Composition of Inverse Functions

1. Sep 11, 2008

John Creighto

In Micheal C. Gemignani, "Elementary Topology" in section 1.1 there is the following exercise

2)
i)
If $$f:S \rightarrow T$$ and $$G: T \rightarrow W$$, then $$(g \circ f)^{-1}(A) = f^{-1}(g^{-1}(A))$$ for any $$A \subset W$$.

I think the above is only true if A is in the image of g yet the book says to prove the above. I have what I believe is a counter example. Any comments? I will give people two days to prove the above or post a counter example. After this time I'll post my counter example for further comment.

2. Sep 12, 2008

How is $$\mathbf{W}$$ used here - does $$g$$ map to all of $$\mathbf{W}$$ or only into $$\mathbf{W}$$? That could explain the possible confusion.

3. Sep 12, 2008

evagelos

The way the problem has been written you can only prove that:

.........f^-1[g^-1(A)] IS a subset of (g*f)^-1(A) i.e the right hand side of the above is a subset of the left hand side

FOR the above to be equal we must have that: f(S)={ f(x): xεS } MUST be a subset of

g^-1(A)

4. Sep 14, 2008

evagelos

xε$$f^{-1}(g^{-1}(A))$$<====> xεS & f(x)ε$$g^{-1}(A)$$====> xεS & g(f(x))εA <====> xε$$(g\circ f)^{-1}(A)$$

since $$g^{-1}(A)$$ = { y: yεT & g(y)εΑ}

ΙΝ the above proof all arrows are double excep one which is single and for that arrow to become double we must have :

.........................................f(S)$$\subseteq g^{-1}(A)$$.....................................

and then we will have ;

$$(g\circ f)^{-1}(A) = f^{-1}(g^{-1}(A))$$

5. Sep 14, 2008

Moo Of Doom

Let $x \in (g \circ f)^{-1}(A)$. Then $x \in S$ with $g(f(x)) \in A$. This means $f(x) \in g^{-1}(A)$ and thus $x \in f^{-1}(g^{-1}(A))$.

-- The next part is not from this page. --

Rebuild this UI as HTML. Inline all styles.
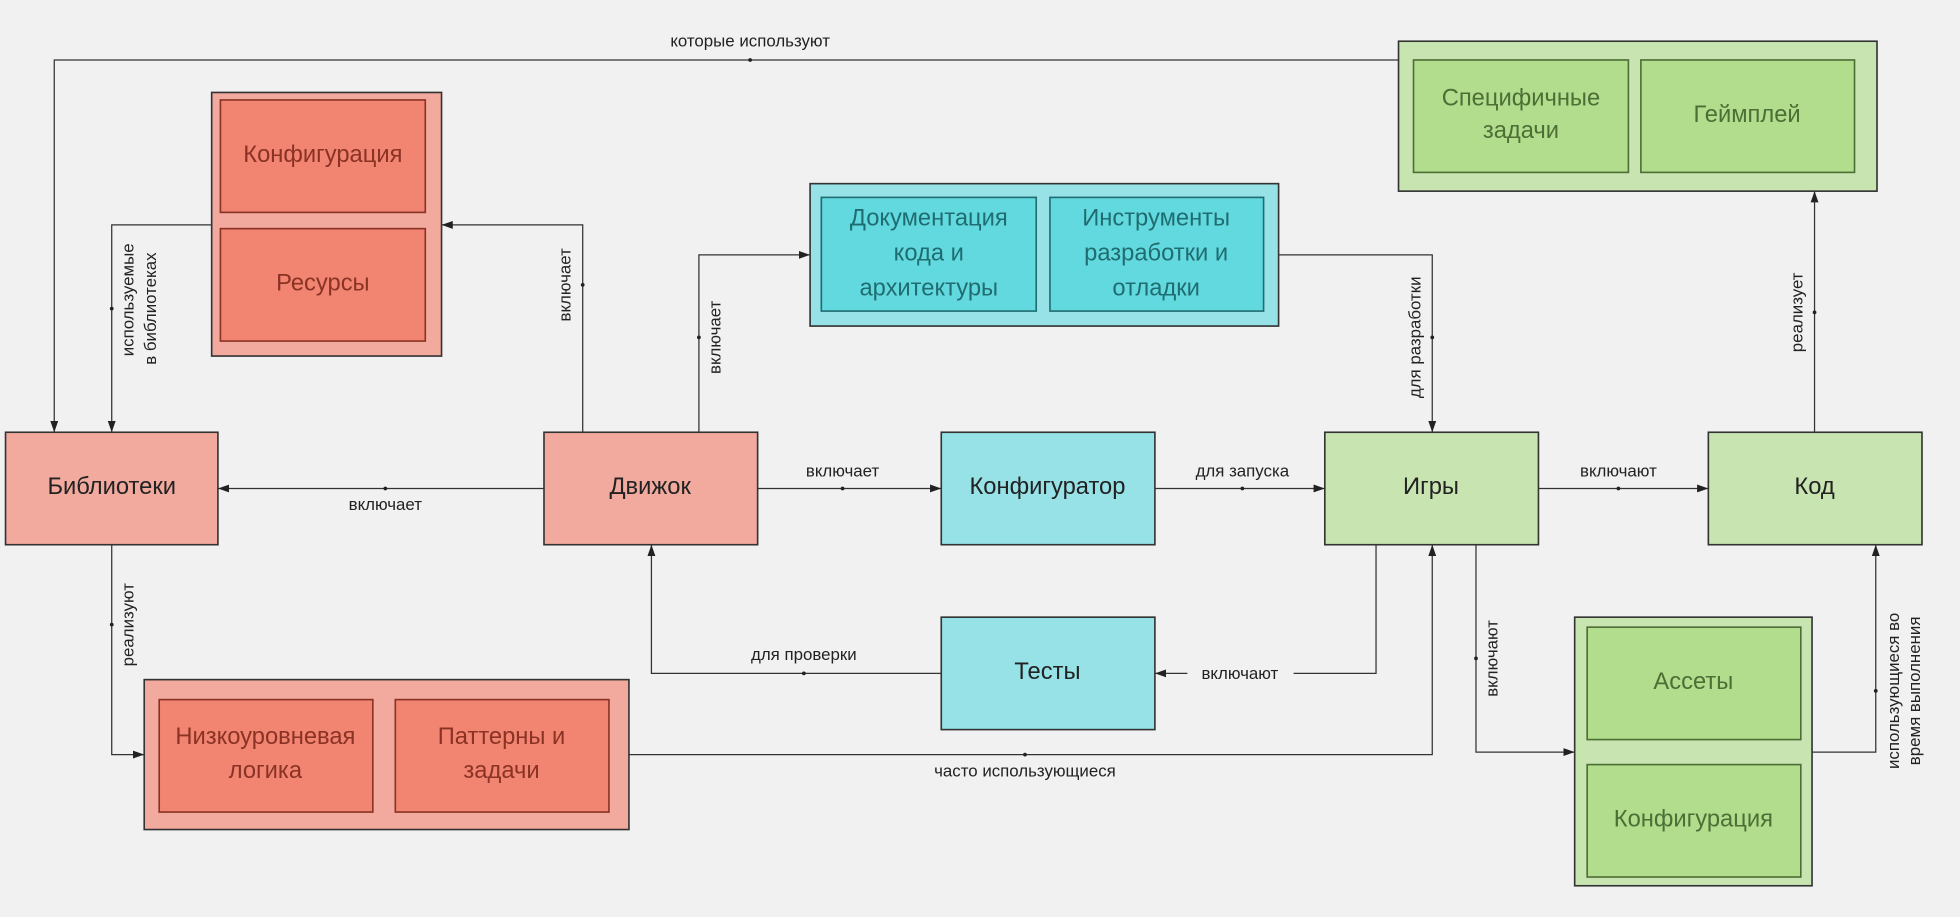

The other direction has been shown.

How are those not all double arrows, evagelos? If $g(f(x)) \in A$, then certainly $f(x) \in g^{-1}(A)$ by definition. We already know that $f(x) \in T$.

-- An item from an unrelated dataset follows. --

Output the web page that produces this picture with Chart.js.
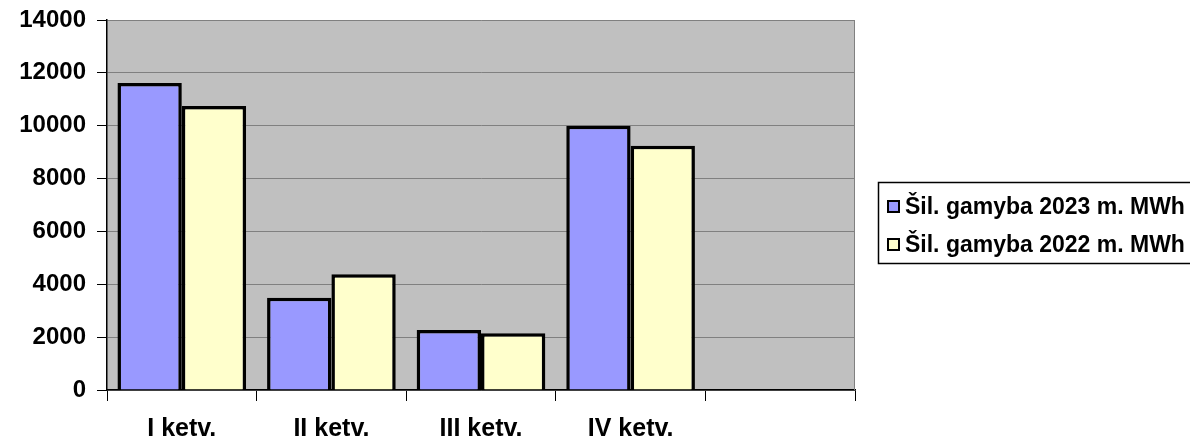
<!DOCTYPE html>
<html>
<head>
<meta charset="utf-8">
<script src="https://cdn.jsdelivr.net/npm/chart.js@4"></script>
<style>
  html, body { margin: 0; padding: 0; background: #fff; }
  #wrap { width: 1190px; height: 437px; position: relative; }
</style>
</head>
<body>
<div id="wrap"><canvas id="chart"></canvas></div>
<script>
const quarters = ['I ketv.', 'II ketv.', 'III ketv.', 'IV ketv.', ''];
const prod2023 = [11620, 3490, 2270, 10000, null];
const prod2022 = [10750, 4380, 2150, 9240, null];
const yTicks = [0, 2000, 4000, 6000, 8000, 10000, 12000, 14000];

const FONT = '"Liberation Sans", Arial, sans-serif';

// grey plot background + right border
const plotBg = {
    id: 'plotBg',
    beforeDraw(chart) {
        const { ctx, chartArea: a } = chart;
        ctx.save();
        ctx.fillStyle = '#C0C0C0';
        ctx.fillRect(a.left, a.top, a.right - a.left, a.bottom - a.top);
        ctx.restore();
    },
    afterDatasetsDraw(chart) {
        const { ctx, chartArea: a } = chart;
        ctx.save();
        ctx.strokeStyle = '#808080';
        ctx.lineWidth = 1;
        ctx.beginPath();
        ctx.moveTo(a.right - 0.5, a.top);
        ctx.lineTo(a.right - 0.5, a.bottom);
        ctx.stroke();
        ctx.restore();
    }
};

// boxed legend on the right
const boxLegend = {
    id: 'boxLegend',
    afterDraw(chart) {
        const ctx = chart.ctx;
        ctx.save();
        ctx.strokeStyle = '#000';
        ctx.lineWidth = 1.5;
        ctx.strokeRect(878.5, 182.5, 330, 81);
        ctx.font = 'bold 23px ' + FONT;
        ctx.textBaseline = 'middle';
        chart.data.datasets.forEach((ds, i) => {
            const y = 207 + i * 38;
            ctx.fillStyle = ds.backgroundColor;
            ctx.fillRect(888, y - 6, 11, 11);
            ctx.lineWidth = 2;
            ctx.strokeRect(888, y - 6, 11, 11);
            ctx.fillStyle = '#000';
            ctx.fillText(ds.label, 905, y + 1);
        });
        ctx.restore();
    }
};

new Chart(document.getElementById('chart'), {
    type: 'bar',
    data: {
        labels: quarters,
        datasets: [
            {
                label: 'Šil. gamyba 2023 m. MWh',
                data: prod2023,
                backgroundColor: '#9999FF',
                borderColor: '#000',
                borderWidth: 3.5,
                borderSkipped: 'bottom'
            },
            {
                label: 'Šil. gamyba 2022 m. MWh',
                data: prod2022,
                backgroundColor: '#FFFFCC',
                borderColor: '#000',
                borderWidth: 3.5,
                borderSkipped: 'bottom'
            }
        ]
    },
    options: {
        responsive: true,
        maintainAspectRatio: false,
        animation: false,
        categoryPercentage: 0.86,
        barPercentage: 1.0,
        layout: { padding: { top: 20, right: 335, left: 0, bottom: 0 } },
        plugins: {
            legend: { display: false },
            tooltip: { enabled: false }
        },
        scales: {
            x: {
                afterFit: s => { s.height = 47; s.paddingLeft = 0; s.paddingRight = 0; },
                grid: {
                    offset: true,
                    drawOnChartArea: false,
                    drawTicks: true,
                    tickLength: 11,
                    color: '#000'
                },
                border: { color: '#000', width: 1.5 },
                ticks: {
                    color: '#000',
                    padding: 13,
                    font: { family: FONT, size: 25, weight: 'bold' }
                }
            },
            y: {
                min: 0,
                max: 14000,
                afterFit: s => { s.width = 107; s.paddingTop = 0; s.paddingBottom = 0; },
                afterBuildTicks: s => { s.ticks = yTicks.map(v => ({ value: v })); },
                grid: {
                    color: '#808080',
                    tickColor: '#000',
                    tickLength: 10,
                    lineWidth: 1
                },
                border: { color: '#000', width: 1.5 },
                ticks: {
                    color: '#000',
                    padding: 11,
                    callback: v => String(v),
                    font: { family: FONT, size: 24, weight: 'bold' }
                }
            }
        }
    },
    plugins: [plotBg, boxLegend]
});
</script>
</body>
</html>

I'm curious as to what this supposed counter-example is.

6. Sep 14, 2008

John Creighto

Your proof looks correct. There appears to be a mistake in my counter example. I'll spend a few futile minutes anyway trying to think up a counterexample anyway.

7. Sep 15, 2008

evagelos

8. Sep 15, 2008

HallsofIvy

Staff Emeritus
g-1(A) is defined as the set of all x such that g(x) is in A. If g(f(x)) is in A, then, by that definition, f(x) is in g-1(A).

9. Sep 15, 2008

evagelos

write a proof where you justify each of your steps ,if you wish.